Existence and monotone iterative technique for
some boundary value problems
V.Lakshmikantham,
J.V.Devi
Florida Institute of Technology
Department of Mathematical Sciences
Melbourne, FL 32901, USA
Recently, the
study of set-differential equations (SDEs) was initiated in a metric space and
some basic results of interest were obtained. The investigation of
set-differential equations as an independent subject has some advantages. For
example, when the set is a single-valued mapping, it is easy to see that the
Hukuhara derivative and the integral utilized in formulating the SDEs reduce to
the ordinary vector derivative and the integral and therefore, the results
obtained in this new framework become the corresponding results in ordinary
differential systems. Also, we have only a semilinear complete metric space to
work with in the present setup, compared to the normed linear space that one
employs in the usual study of ordinary differential systems.
The monotone
iterative technique is an effective and flexible mechanism that offers
theoretical, as well as constructive existence results in a closed set, namely,
the sector.
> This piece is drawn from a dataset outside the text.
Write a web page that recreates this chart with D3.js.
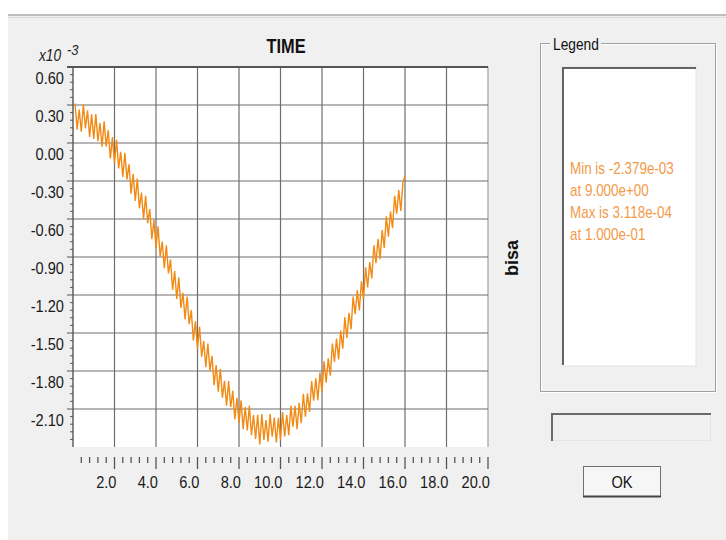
<!DOCTYPE html>
<html lang="en">
<head>
<meta charset="UTF-8" />
<title>TIME - bisa</title>
<script src="https://d3js.org/d3.v7.min.js"></script>
<style>
  body { margin: 0; background: #fff; }
  text { font-family: "Liberation Sans", Arial, sans-serif; }
</style>
</head>
<body>
<div id="chart"></div>
<script>
// bisa (x10^-3), sampled every 0.1 from t = 0.1 to t = 16.0
const bisa = [
  0.312, 0.107, 0.264, 0.089, 0.303, 0.116, 0.257, 0.047, 0.226, 0.033,
  0.229, 0.014, 0.158, -0.030, 0.172, -0.028, 0.101, -0.121, 0.046, -0.159,
  0.025, -0.201, -0.069, -0.267, -0.077, -0.287, -0.168, -0.400, -0.243, -0.457,
  -0.281, -0.516, -0.392, -0.599, -0.416, -0.633, -0.521, -0.760, -0.609, -0.828,
  -0.658, -0.898, -0.778, -0.988, -0.808, -1.029, -0.920, -1.160, -1.011, -1.232,
  -1.062, -1.302, -1.182, -1.392, -1.212, -1.431, -1.320, -1.559, -1.407, -1.624,
  -1.451, -1.688, -1.564, -1.769, -1.583, -1.797, -1.680, -1.912, -1.753, -1.963,
  -1.782, -2.010, -1.878, -2.074, -1.880, -2.084, -1.957, -2.180, -2.011, -2.212,
  -2.031, -2.259, -2.085, -2.270, -2.073, -2.306, -2.147, -2.337, -2.145, -2.379,
  -2.139, -2.344, -2.187, -2.359, -2.140, -2.319, -2.167, -2.364, -2.169, -2.343,
  -2.125, -2.317, -2.147, -2.306, -2.073, -2.240, -2.075, -2.259, -2.051, -2.212,
  -1.981, -2.160, -1.977, -2.124, -1.880, -2.034, -1.858, -2.030, -1.812, -1.963,
  -1.723, -1.892, -1.700, -1.837, -1.583, -1.729, -1.544, -1.708, -1.481, -1.624,
  -1.377, -1.539, -1.340, -1.471, -1.212, -1.352, -1.162, -1.322, -1.092, -1.232,
  -0.981, -1.140, -0.940, -1.069, -0.808, -0.948, -0.758, -0.918, -0.688, -0.828,
  -0.579, -0.740, -0.541, -0.673, -0.416, -0.559, -0.372, -0.536, -0.311, -0.257
];
const times = d3.range(1, bisa.length + 1).map(k => k / 10);

const xTicks = [2, 4, 6, 8, 10, 12, 14, 16, 18, 20];
const yTicks = [0.6, 0.3, 0, -0.3, -0.6, -0.9, -1.2, -1.5, -1.8, -2.1];
const legendLines = ["Min is -2.379e-03", "at 9.000e+00", "Max is 3.118e-04", "at 1.000e-01"];

const W = 726, H = 540;
const svg = d3.select("#chart").append("svg").attr("width", W).attr("height", H);

// narrow text, like the dialog's condensed font
const sq = (px, py, s = 0.84) => `translate(${px},${py}) scale(${s},1)`;

// dialog background
svg.append("rect").attr("width", W).attr("height", H).attr("fill", "#fff");
svg.append("rect").attr("x", 8).attr("y", 16).attr("width", W - 8).attr("height", H - 16).attr("fill", "#f0f0f0");
svg.append("line").attr("x1", 8).attr("x2", W).attr("y1", 15).attr("y2", 15).attr("stroke", "#a8a8a8").attr("stroke-width", 1.5);
svg.append("line").attr("x1", 8).attr("x2", W).attr("y1", 17.5).attr("y2", 17.5).attr("stroke", "#dcdcdc");

// plot
const x = d3.scaleLinear().domain([0, 20]).range([73, 488]);
const y = d3.scaleLinear().domain([-2.4, 0.6]).range([447, 67]);

svg.append("rect").attr("x", x(0)).attr("y", y(0.6))
  .attr("width", x(20) - x(0)).attr("height", y(-2.4) - y(0.6)).attr("fill", "#fff");

const grid = svg.append("g").attr("stroke", "#6e6e6e").attr("stroke-width", 1.2);
grid.selectAll(".vx").data(xTicks).join("line")
  .attr("x1", d => x(d)).attr("x2", d => x(d))
  .attr("y1", y(0.6)).attr("y2", y(-2.4))
  .attr("stroke", d => d === 20 ? "#a0a0a0" : null);
grid.selectAll(".hy").data(yTicks.slice(1)).join("line")
  .attr("x1", x(0)).attr("x2", x(20))
  .attr("y1", d => y(d)).attr("y2", d => y(d));

// frame: top and left darker
svg.append("line").attr("x1", x(0) - 6).attr("x2", x(20)).attr("y1", y(0.6)).attr("y2", y(0.6))
  .attr("stroke", "#555").attr("stroke-width", 2.2);
svg.append("line").attr("x1", x(0)).attr("x2", x(0)).attr("y1", y(0.6)).attr("y2", y(-2.4))
  .attr("stroke", "#555").attr("stroke-width", 1.4);

// y ticks
const yMinor = d3.range(0, 50).map(i => 0.6 - i * 0.06);
svg.append("g").selectAll("line").data(yMinor).join("line")
  .attr("x1", (d, i) => i % 5 === 0 ? x(0) - 6 : x(0) - 3).attr("x2", x(0))
  .attr("y1", d => y(d)).attr("y2", d => y(d))
  .attr("stroke", "#555").attr("stroke-width", 1);
svg.append("g").selectAll("text").data(yTicks).join("text")
  .attr("transform", d => sq(64, y(d) + 17, 0.86))
  .attr("text-anchor", "end").attr("font-size", 17).attr("fill", "#1a1a1a")
  .text(d => d3.format(".2f")(d).replace("−", "-"));

// x ticks
const xMinor = d3.range(1, 51).map(i => i * 0.4);
svg.append("g").selectAll("line").data(xMinor).join("line")
  .attr("x1", d => x(d)).attr("x2", d => x(d))
  .attr("y1", 457).attr("y2", (d, i) => (i + 1) % 5 === 0 ? 469 : 463)
  .attr("stroke", "#555").attr("stroke-width", 1.3);
svg.append("g").selectAll("text").data(xTicks).join("text")
  .attr("transform", d => sq(x(d) + 2, 488, 0.86))
  .attr("text-anchor", "end").attr("font-size", 17).attr("fill", "#1a1a1a")
  .text(d => d3.format(".1f")(d));

// series
svg.append("defs").append("filter").attr("id", "soft")
  .append("feGaussianBlur").attr("stdDeviation", 0.45);
const line = d3.line().x((d, i) => x(times[i])).y(d => y(d));
svg.append("path").datum(bisa).attr("d", line)
  .attr("fill", "none").attr("stroke", "#f28a14").attr("stroke-width", 1.4)
  .attr("filter", "url(#soft)");

// titles
svg.append("text").attr("transform", sq(286, 53, 0.78)).attr("text-anchor", "middle")
  .attr("font-size", 21).attr("font-weight", "bold").attr("fill", "#111").text("TIME");
svg.append("text").attr("transform", sq(39, 61, 0.86)).attr("font-size", 16).attr("font-style", "italic")
  .attr("fill", "#222").text("x10");
svg.append("text").attr("transform", sq(67, 55, 0.86)).attr("font-size", 15).attr("font-style", "italic")
  .attr("fill", "#222").text("-3");
svg.append("text").attr("transform", "translate(518,258) rotate(-90)").attr("text-anchor", "middle")
  .attr("font-size", 18).attr("font-weight", "bold").attr("fill", "#111").text("bisa");

// legend group box
svg.append("rect").attr("x", 541.5).attr("y", 44.5).attr("width", 175).attr("height", 348)
  .attr("fill", "none").attr("stroke", "#fff");
svg.append("rect").attr("x", 540.5).attr("y", 43.5).attr("width", 175).attr("height", 348)
  .attr("fill", "none").attr("stroke", "#a0a0a0");
svg.append("rect").attr("x", 550).attr("y", 36).attr("width", 51).attr("height", 16).attr("fill", "#f0f0f0");
svg.append("text").attr("transform", sq(553, 50, 0.86)).attr("font-size", 16).attr("fill", "#111").text("Legend");

// legend list
svg.append("rect").attr("x", 562).attr("y", 67).attr("width", 134).attr("height", 299)
  .attr("fill", "#fff").attr("stroke", "#e2e2e2");
svg.append("path").attr("d", "M563,365V68H696").attr("fill", "none").attr("stroke", "#646464").attr("stroke-width", 2);
svg.append("g").selectAll("text").data(legendLines).join("text")
  .attr("transform", (d, i) => sq(570, 174 + i * 22, 0.84))
  .attr("font-size", 16).attr("fill", "#f29a48").text(d => d);

// status box
svg.append("rect").attr("x", 551.5).attr("y", 413.5).attr("width", 159).attr("height", 27)
  .attr("fill", "#f0f0f0").attr("stroke", "#e4e4e4");
svg.append("path").attr("d", "M552,441V414H711").attr("fill", "none").attr("stroke", "#6a6a6a").attr("stroke-width", 2);

// OK button
svg.append("rect").attr("x", 583.5).attr("y", 466.5).attr("width", 77).attr("height", 30)
  .attr("fill", "#f6f6f6").attr("stroke", "#707070");
svg.append("line").attr("x1", 583).attr("x2", 661).attr("y1", 496.5).attr("y2", 496.5)
  .attr("stroke", "#444").attr("stroke-width", 2);
svg.append("text").attr("transform", sq(622, 488, 0.86)).attr("text-anchor", "middle")
  .attr("font-size", 17).attr("fill", "#111").text("OK");
</script>
</body>
</html>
The upper and lower solutions that generate the sector serve as
upper and lower bounds for the solutions which can be improved by monotone
procedures.
In this
paper, an attempt is made to prove existence results using contraction mapping
and Schauder fixed point theorem and to develop the monotone iterative
technique for second order Boundary Value Problems (BVPs) in the context of
SDEs in a metric space.
We provide first the preliminaries needed for setting up set-differential equations. We then discuss the existence results for the boundary value problem of the second order set differential equations utilizing the contraction mapping theorem and the Schauder's fixed point result. Finally, we develop the monotone iterative technique for the considered boundary value problem. The results obtained include, in a natural way, second order boundary value problems for systems of ordinary differential equations.